The ‘50mm purists’ would traditionally attach a prime lens and enjoy the restrictions of its framing, creating memorable and striking street photographs in the earlier part of the 20th century. And whilst the Panasonic Lumix GF1 fully embraces this very idea, it entirely undoes it too – as this is an interchangeable lens camera it can provide a huge scope of potential depending on which lens is on the front. It’s a balance between the old romantic and the new-age techy if you will.
Inherent in its very construction, the 12.1 megapixel Panasonic GF1 lacks a viewfinder and instead the Live MOS sensor will show everything on the rear 460K-dot 3in LCD screen in real time.
The field of view is 100%, meaning what you frame on that screen is exactly what you’ll get in the picture, unlike with many compact cameras – or even DSLRs donning less than a 100% viewfinder for that matter.
An optional electronic viewfinder (EVF) can be added via the GF1’s hotshoe at additional expense as a half-way workaround however.
Panasonic’s ‘My Colour mode’ feature enables in-camera custom or preset colouration of images from authentic black and white to silhouette mode or even more ‘fun’ options such as ‘retro’. An abundance of compact-like scene modes and intelligent Auto (iA) ensure the best shot whatever the conditions, and a new scene mode called ‘Peripheral Defocus’ allows for a cursor to be moved on the LCD screen to obtain focus at that point.

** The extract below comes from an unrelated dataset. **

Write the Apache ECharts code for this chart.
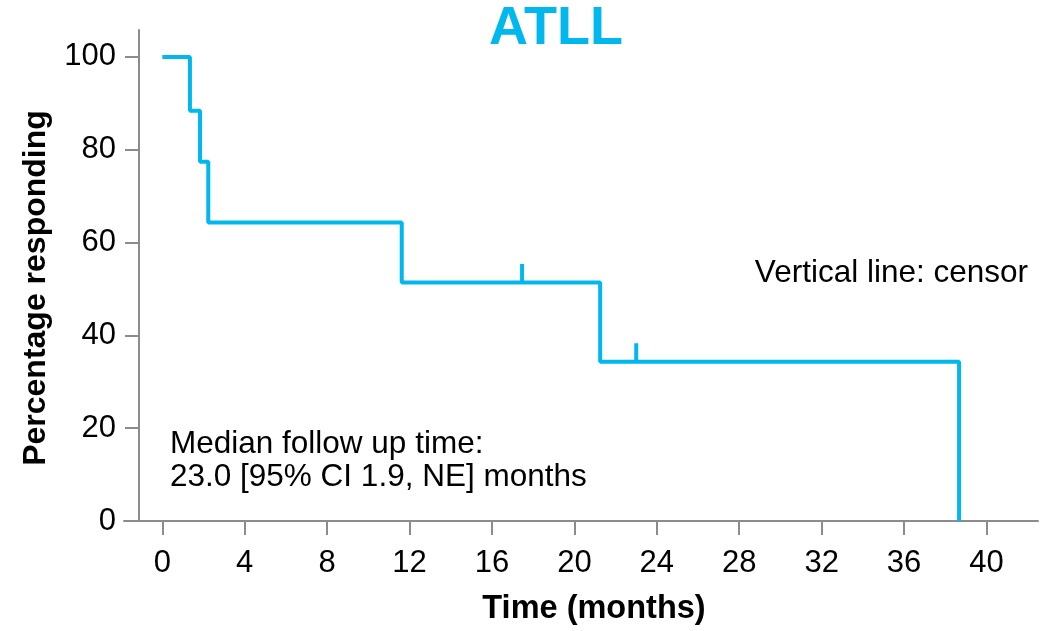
<!DOCTYPE html>
<html>
<head>
<meta charset="utf-8">
<script src="https://cdn.jsdelivr.net/npm/echarts@6/dist/echarts.min.js"></script>
<style>
  html, body { margin: 0; padding: 0; background: #fff; }
  #chart { width: 1056px; height: 631px; }
</style>
</head>
<body>
<div id="chart"></div>
<script>
// Kaplan-Meier steps (months, % responding)
const stepTimes = [0, 1.34, 1.83, 2.23, 11.62, 21.25, 38.67];
const stepValues = [100, 88.4, 77.4, 64.3, 51.4, 34.3, 0];
// censored observations
const censorTimes = [17.46, 23.0];
const censorValues = [51.4, 34.3];
const xTicks = [0, 4, 8, 12, 16, 20, 24, 28, 32, 36, 40];
const yTicks = [0, 20, 40, 60, 80, 100];

const blue = '#00b8ee';
const axisGray = '#8c8c8c';
const font = 'Liberation Sans, Arial, sans-serif';
const censorHeight = 4;

const chart = echarts.init(document.getElementById('chart'));

const option = {
  animation: false,
  backgroundColor: '#fff',
  grid: { left: 124, right: 18, top: 30, bottom: 110 },
  xAxis: {
    type: 'value',
    min: -1.86,
    max: 42.5,
    splitLine: { show: false },
    axisLine: { show: true, onZero: false, lineStyle: { color: axisGray, width: 2 } },
    axisTick: { show: true, customValues: xTicks, length: 14, lineStyle: { color: axisGray, width: 2 } },
    axisLabel: { customValues: xTicks, margin: 27, fontSize: 31, color: '#000', fontFamily: font }
  },
  yAxis: {
    type: 'value',
    min: 0,
    max: 105.8,
    offset: -15,
    splitLine: { show: false },
    axisLine: { show: true, onZero: false, lineStyle: { color: axisGray, width: 2 } },
    axisTick: { show: true, customValues: yTicks, length: 14, lineStyle: { color: axisGray, width: 2 } },
    axisLabel: { customValues: yTicks, margin: 23, fontSize: 31, color: '#000', fontFamily: font }
  },
  series: [
    {
      type: 'line',
      step: 'end',
      showSymbol: false,
      data: stepTimes.map((t, i) => [t, stepValues[i]]),
      lineStyle: { color: blue, width: 4 },
      itemStyle: { color: blue }
    },
    {
      type: 'custom',
      data: censorTimes.map((t, i) => [t, censorValues[i]]),
      renderItem: function (params, api) {
        const p0 = api.coord([api.value(0), api.value(1)]);
        const p1 = api.coord([api.value(0), api.value(1) + censorHeight]);
        return {
          type: 'line',
          shape: { x1: p0[0], y1: p0[1], x2: p1[0], y2: p1[1] },
          style: { stroke: blue, lineWidth: 4 }
        };
      }
    }
  ],
  graphic: [
    {
      type: 'text', x: 556, y: 29,
      style: { text: 'ATLL', fill: blue, font: 'bold 54px ' + font, textAlign: 'center', textVerticalAlign: 'middle' }
    },
    {
      type: 'text', x: 594, y: 609,
      style: { text: 'Time (months)', fill: '#000', font: 'bold 32.5px ' + font, textAlign: 'center', textVerticalAlign: 'middle' }
    },
    {
      type: 'text', x: 36, y: 288, rotation: Math.PI / 2,
      style: { text: 'Percentage responding', fill: '#000', font: 'bold 32px ' + font, textAlign: 'center', textVerticalAlign: 'middle' }
    },
    {
      type: 'text', x: 1028, y: 273,
      style: { text: 'Vertical line: censor', fill: '#000', font: '31.5px ' + font, textAlign: 'right', textVerticalAlign: 'middle' }
    },
    {
      type: 'text', x: 170, y: 444,
      style: { text: 'Median follow up time:', fill: '#000', font: '31.5px ' + font, textAlign: 'left', textVerticalAlign: 'middle' }
    },
    {
      type: 'text', x: 170, y: 477,
      style: { text: '23.0 [95% CI 1.9, NE] months', fill: '#000', font: '31.5px ' + font, textAlign: 'left', textVerticalAlign: 'middle' }
    }
  ]
};

chart.setOption(option);
</script>
</body>
</html>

Of course fully manual options also feature and, unlike with a compact, you can focus using the lens ring itself. It’s the marriage of the simple and the complex in a very smooth transition that ought to appeal to new and experienced photographers alike. However, neither the 20mm kit lens nor body have image stabilisation and, whilst Panasonic usually opts for lens-based stabilisation, this does feel like an oversight at the price point.
As well as Raw and Jpeg shooting (simultaneously if desired), AVCHD Lite also means 720p HD movie can be recorded at the touch of a button too. For stills, a shutter speed of up to 1/4000th second provides exceptional shooting capabilities, though at a maximum of 3 frames per second continuous shooting – for up to 7 frames when shooting Raw – the burst mode isn’t a hugely strong point when compared to some super-fast DSLR cameras of late. The contrast-detect AF system can utilise up to 23 areas but, as per the burst mode, isn’t as nippy as a DSLR’s capability.
So why not buy a DLSR? Well, there are two main points.
Firstly the smaller size will make it an attractive camera to carry around.
Secondly its high-end compact-style control makes for easy, ‘non-daunting’ use. Perfect for someone serious about their photography who wants an immediately simple-to-use camera that houses highly complex possibilities too, where picture quality is paramount.